June 30, 2010

KENCANA - Kencana on its way to a record year

Stock Name: KENCANA
Company Name: KENCANA PETROLEUM BHD
Research House: CIMB

Kencana Petroleum Bhd
(June 29, RM1.45)
Maintain outperform at RM1.47 with a target price of RM2.15
: Kencana posted a 3QFY7/10 net profit of RM31 million, taking its 9M bottom line to RM94 million. At 72% of our full-year forecast and 73% of consensus estimate, the performance was broadly in line with expectations. A stronger 4Q is anticipated to make up for the shortfall and round off a record year. The company is reaping the benefits of moving up the value chain, evident from the double-digit bottom line growth despite a top line contraction. We maintain our forecasts and target price of RM2.15 as we continue to apply our target market PER of 15 times. Kencana remains an outperform, premised on the potential rerating catalysts of active order book replenishment, and M&A.

3Q revenue fell 3% year-on-year (y-o-y) mostly due to the completion of sizeable projects, for example the RM980 million Petronas Carigali job. However, net profit climbed 13% y-o-y with contribution from high-margin structures such as drilling rig KM1. The fabrication of the rig has been completed. It will be on a five-year, RM827 million Petronas drilling contract effective August. Fabrication of the second drilling rig KM has been suspended pending clearer visibility of Petronas' drilling requirements.

Kencana is poised to hit a record net profit of RM132 million (+11% y-o-y) in FY10. We expect FY11 annual growth to be more exciting at 62%, mostly due to the contributions from these businesses: 1) Drilling: KM1's drilling profits will flow for the first year in FY11. Now 25%-owned, the rig will be entirely Kencana's come 1QFY11, assuming the company's proposed US$66.6 million deal with Mermaid Maritime materialises (see our note dated June 22). 2) Marine support: This business commenced its operations on Jan 10. FY11 will be its first full year of contribution. Kencana currently owns two AHTS vessels and is considering to expand its fleet. As at April 30, the company had net cash of RM178 million or 11 sen per share.

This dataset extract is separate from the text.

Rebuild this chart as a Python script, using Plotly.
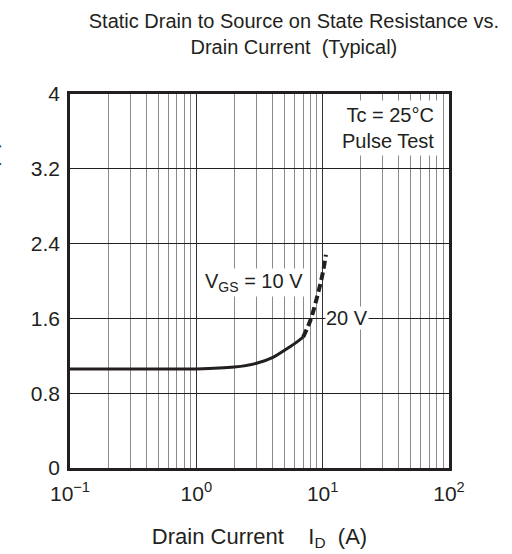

Since April 15, Kencana has clinched five contracts worth RM389 million, taking the value of its current orders to RM2 billion. We expect news flow from the company to stay active as it is vying for RM1 billion worth of fabrication contracts in Malaysia, India and Australia. Capacity is not an issue as Kencana's 169-acre yard in Lumut is running at 50% utilisation, with extra space earmarked for new contracts. ' CIMB Research


This article appeared in The Edge Financial Daily, June 30, 2010.